Ultimately, Judge Kacsmaryk held that if Congress wanted to expand the definition of “sex” under Title VII it is free to do so and knows how to amend a law. Absent Congressional action, the court held, the definition of “sex” in Title VII does not include “gender identity” or “sexual orientation,” and the EEOC’s 2024 Guidance “contravenes Title VII's plain text.” Accordingly, the court vacated the “gender-identity related portions” of the EEOC’s 2024 Guidance.

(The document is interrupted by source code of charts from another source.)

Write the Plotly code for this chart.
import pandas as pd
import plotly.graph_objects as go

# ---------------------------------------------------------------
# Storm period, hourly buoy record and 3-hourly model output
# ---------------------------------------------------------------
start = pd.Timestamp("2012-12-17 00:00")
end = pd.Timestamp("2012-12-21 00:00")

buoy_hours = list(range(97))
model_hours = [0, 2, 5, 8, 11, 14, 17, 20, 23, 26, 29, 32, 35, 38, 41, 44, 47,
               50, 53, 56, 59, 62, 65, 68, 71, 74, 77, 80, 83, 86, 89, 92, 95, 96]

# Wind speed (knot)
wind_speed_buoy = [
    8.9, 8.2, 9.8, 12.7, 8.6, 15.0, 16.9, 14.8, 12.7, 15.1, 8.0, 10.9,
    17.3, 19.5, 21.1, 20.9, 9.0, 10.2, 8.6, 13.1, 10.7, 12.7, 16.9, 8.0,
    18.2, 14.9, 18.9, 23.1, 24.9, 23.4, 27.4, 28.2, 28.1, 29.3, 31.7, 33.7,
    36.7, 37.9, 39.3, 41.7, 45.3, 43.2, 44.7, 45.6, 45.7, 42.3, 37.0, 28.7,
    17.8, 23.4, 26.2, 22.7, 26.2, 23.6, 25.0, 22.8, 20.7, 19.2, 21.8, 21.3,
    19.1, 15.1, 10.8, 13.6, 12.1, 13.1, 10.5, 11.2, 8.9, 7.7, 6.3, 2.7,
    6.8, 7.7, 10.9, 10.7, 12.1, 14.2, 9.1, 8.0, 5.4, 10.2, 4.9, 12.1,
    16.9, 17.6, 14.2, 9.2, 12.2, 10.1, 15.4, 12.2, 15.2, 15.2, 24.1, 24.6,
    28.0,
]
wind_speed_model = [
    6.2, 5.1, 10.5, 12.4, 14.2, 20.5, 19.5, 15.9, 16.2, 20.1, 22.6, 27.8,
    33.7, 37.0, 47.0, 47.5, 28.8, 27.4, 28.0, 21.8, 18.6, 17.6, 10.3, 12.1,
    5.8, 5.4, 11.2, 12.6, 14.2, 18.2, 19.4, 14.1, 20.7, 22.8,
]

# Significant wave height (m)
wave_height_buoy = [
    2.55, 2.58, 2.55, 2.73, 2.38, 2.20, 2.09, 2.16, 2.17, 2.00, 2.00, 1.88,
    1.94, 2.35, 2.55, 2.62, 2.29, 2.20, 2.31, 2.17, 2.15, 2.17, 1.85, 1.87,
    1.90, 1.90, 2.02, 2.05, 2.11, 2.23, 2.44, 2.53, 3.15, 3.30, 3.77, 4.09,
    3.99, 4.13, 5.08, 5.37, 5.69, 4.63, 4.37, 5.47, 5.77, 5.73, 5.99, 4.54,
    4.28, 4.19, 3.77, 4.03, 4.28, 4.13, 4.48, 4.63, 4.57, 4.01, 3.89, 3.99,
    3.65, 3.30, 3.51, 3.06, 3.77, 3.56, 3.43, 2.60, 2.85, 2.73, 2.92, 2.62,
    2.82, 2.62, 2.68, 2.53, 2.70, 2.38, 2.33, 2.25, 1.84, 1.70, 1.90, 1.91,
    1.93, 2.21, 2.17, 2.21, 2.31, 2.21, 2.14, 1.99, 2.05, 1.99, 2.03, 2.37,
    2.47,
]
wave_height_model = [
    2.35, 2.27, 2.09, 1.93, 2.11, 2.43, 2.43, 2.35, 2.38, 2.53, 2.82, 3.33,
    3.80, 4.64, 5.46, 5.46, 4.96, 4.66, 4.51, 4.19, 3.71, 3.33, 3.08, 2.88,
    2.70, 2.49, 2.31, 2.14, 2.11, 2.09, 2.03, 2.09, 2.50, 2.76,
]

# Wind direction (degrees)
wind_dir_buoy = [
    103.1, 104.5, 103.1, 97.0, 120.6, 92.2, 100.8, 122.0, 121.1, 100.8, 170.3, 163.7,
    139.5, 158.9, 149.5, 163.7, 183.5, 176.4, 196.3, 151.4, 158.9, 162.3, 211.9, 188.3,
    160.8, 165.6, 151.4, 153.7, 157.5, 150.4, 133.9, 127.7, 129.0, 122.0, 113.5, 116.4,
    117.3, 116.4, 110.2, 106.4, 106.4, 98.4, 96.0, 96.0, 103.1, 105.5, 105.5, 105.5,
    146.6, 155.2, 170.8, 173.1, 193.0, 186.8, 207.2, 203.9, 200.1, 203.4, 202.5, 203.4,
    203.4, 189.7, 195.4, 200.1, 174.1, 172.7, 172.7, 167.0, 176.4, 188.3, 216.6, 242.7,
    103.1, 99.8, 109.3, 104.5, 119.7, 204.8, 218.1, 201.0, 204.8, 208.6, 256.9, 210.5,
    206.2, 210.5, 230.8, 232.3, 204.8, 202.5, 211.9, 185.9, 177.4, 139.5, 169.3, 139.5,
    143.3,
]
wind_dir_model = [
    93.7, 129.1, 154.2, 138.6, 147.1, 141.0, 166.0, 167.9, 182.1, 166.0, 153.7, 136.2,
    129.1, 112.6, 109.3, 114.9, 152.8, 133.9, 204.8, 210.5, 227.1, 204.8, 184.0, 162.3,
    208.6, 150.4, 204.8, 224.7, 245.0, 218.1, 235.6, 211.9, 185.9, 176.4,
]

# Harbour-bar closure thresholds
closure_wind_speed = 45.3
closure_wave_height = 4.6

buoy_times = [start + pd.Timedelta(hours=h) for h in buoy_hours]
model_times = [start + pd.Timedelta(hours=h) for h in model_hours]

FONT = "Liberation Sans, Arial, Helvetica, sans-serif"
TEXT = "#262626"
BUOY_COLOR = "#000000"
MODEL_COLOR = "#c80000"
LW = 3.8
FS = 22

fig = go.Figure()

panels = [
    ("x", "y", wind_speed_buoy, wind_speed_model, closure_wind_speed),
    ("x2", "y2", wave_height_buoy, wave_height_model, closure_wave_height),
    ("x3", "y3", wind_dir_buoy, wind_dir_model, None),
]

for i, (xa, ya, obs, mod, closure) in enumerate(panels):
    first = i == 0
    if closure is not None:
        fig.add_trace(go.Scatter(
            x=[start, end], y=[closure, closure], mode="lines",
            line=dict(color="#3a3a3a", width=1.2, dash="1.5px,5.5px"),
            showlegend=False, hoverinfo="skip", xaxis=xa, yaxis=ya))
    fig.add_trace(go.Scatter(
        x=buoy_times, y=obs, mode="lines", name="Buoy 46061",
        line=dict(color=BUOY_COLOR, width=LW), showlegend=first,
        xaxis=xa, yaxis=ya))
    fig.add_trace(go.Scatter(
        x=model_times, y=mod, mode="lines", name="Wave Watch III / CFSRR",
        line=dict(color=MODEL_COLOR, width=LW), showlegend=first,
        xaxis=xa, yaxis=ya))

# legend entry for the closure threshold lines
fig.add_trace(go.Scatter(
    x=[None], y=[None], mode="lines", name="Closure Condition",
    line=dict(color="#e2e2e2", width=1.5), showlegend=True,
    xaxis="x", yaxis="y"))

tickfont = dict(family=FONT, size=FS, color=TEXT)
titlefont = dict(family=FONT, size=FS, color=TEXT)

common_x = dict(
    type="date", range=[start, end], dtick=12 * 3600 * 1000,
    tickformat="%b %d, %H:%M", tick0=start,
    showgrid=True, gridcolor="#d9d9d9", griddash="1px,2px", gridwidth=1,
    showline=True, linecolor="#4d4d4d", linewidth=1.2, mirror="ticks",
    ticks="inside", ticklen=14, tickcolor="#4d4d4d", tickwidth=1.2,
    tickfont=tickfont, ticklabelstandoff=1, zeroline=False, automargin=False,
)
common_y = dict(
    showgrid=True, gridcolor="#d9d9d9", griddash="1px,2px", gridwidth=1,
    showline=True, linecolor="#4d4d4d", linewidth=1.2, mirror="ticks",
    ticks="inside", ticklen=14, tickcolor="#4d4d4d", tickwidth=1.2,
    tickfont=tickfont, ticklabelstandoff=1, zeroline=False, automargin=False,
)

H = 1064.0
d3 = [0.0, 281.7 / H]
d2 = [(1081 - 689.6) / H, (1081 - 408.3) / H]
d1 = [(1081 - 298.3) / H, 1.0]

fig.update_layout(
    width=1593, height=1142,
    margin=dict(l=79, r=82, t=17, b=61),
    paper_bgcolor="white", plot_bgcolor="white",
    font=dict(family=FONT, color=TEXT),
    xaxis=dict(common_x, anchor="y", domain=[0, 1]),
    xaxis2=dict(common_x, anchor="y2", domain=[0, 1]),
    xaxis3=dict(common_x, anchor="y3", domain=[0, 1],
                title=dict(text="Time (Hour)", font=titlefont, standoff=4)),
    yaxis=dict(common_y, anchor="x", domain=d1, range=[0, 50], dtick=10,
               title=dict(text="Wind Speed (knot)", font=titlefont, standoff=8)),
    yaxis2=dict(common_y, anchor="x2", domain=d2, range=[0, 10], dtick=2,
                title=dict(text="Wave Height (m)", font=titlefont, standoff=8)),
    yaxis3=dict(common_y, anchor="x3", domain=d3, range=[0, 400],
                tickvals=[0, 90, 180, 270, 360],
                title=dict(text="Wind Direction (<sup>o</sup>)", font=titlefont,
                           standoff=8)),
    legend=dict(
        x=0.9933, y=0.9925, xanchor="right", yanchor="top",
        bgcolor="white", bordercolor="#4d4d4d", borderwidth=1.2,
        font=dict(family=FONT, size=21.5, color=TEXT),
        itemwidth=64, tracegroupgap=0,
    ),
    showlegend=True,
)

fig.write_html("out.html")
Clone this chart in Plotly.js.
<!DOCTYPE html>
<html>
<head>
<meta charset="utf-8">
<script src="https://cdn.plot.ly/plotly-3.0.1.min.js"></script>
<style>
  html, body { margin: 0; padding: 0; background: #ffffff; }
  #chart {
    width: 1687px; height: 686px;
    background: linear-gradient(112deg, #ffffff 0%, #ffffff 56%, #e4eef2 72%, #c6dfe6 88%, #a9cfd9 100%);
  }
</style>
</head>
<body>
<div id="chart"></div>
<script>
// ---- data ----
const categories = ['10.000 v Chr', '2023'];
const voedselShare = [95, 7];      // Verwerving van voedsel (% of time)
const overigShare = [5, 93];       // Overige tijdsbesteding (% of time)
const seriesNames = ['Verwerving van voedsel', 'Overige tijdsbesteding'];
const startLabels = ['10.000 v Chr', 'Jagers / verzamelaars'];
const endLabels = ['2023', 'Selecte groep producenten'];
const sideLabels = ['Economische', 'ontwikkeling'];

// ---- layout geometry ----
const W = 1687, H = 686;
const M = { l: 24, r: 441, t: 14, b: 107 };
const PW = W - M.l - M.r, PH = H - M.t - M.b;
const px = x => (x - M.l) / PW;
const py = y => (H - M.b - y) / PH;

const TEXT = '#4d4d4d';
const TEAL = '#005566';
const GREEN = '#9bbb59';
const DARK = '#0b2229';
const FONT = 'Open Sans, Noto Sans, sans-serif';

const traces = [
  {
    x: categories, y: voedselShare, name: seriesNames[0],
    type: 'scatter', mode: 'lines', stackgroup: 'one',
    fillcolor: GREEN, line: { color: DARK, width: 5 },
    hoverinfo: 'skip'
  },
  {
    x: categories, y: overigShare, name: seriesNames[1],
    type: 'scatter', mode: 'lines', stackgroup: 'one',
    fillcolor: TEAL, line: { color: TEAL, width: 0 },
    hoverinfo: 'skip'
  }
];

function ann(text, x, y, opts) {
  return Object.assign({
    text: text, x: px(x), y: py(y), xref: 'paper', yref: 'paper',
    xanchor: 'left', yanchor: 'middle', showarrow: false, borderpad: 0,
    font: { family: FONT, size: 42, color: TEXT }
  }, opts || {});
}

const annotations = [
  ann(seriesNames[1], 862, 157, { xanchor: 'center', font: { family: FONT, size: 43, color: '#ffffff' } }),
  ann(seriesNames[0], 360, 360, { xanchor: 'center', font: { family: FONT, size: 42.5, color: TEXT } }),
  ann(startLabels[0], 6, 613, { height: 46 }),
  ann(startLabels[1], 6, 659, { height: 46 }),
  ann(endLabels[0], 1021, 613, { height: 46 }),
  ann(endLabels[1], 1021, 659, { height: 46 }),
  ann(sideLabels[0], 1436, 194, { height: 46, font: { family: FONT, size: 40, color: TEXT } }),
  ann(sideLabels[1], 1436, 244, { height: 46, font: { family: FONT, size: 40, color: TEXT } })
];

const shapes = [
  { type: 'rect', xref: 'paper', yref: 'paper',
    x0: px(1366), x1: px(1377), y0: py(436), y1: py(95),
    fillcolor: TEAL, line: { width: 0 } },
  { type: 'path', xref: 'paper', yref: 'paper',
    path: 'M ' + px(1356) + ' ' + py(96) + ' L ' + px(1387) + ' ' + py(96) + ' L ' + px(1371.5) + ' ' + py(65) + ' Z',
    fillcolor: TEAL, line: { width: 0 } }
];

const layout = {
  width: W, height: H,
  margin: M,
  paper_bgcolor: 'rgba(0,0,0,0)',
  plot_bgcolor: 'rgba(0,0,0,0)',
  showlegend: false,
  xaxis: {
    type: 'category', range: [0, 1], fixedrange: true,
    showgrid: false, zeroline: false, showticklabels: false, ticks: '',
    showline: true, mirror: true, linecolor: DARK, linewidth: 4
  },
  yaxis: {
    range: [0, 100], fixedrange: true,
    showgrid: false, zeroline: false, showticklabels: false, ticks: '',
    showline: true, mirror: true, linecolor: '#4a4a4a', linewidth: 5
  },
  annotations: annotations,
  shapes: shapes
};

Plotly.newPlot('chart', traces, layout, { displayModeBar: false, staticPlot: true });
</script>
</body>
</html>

What Employers Need to Know
This ruling only vacates the “gender identity-related” portions of the EEOC’s 2024 Guidance. While the decision may impact federal enforcement of Title VII in some jurisdictions, it does not affect state or local laws that explicitly include sexual orientation and gender identity as protected characteristics. Furthermore, while Judge Kacsmaryk vacated portions of the 2024 Guidance, and it is unlikely that the EEOC will appeal given the current administration’s directives on enforcement and policy, Bostock is still binding law. Despite the district court’s holdings regarding the definition of sex, the Supreme Court in Bostock stated, “[f]or an employer to discriminate against employees for being homosexual or transgender, the employer must intentionally discriminate against individual men and women in part because of sex. That has always been prohibited by Title VII's plain terms—and that should be the end of the analysis.” Bostock, 590 U.S. at 662 (internal quotations omitted). Therefore, employers should still be mindful of the Bostock opinion.
Importantly, Bostock only addressed the question of termination. Bostock specifically stated that “other policies and practices might or might not qualify as unlawful discrimination or find justifications under other provisions of Title VII are questions for future cases, not these.” Bostock, 590. U.S. at 681. It is these “other policies and practices” that the 2024 Guidance attempted to address, and which have now been vacated. These types of “policies and practices” prohibited by the now-vacated portion of the 2024 Guidance could still, nevertheless, result in lengthy litigation for employers, which ultimately will have to end at the Supreme Court for a final determination. Employers should continue to monitor their obligations under Title VII as well as their obligations under all applicable state and local laws that provide protections greater than Title VII.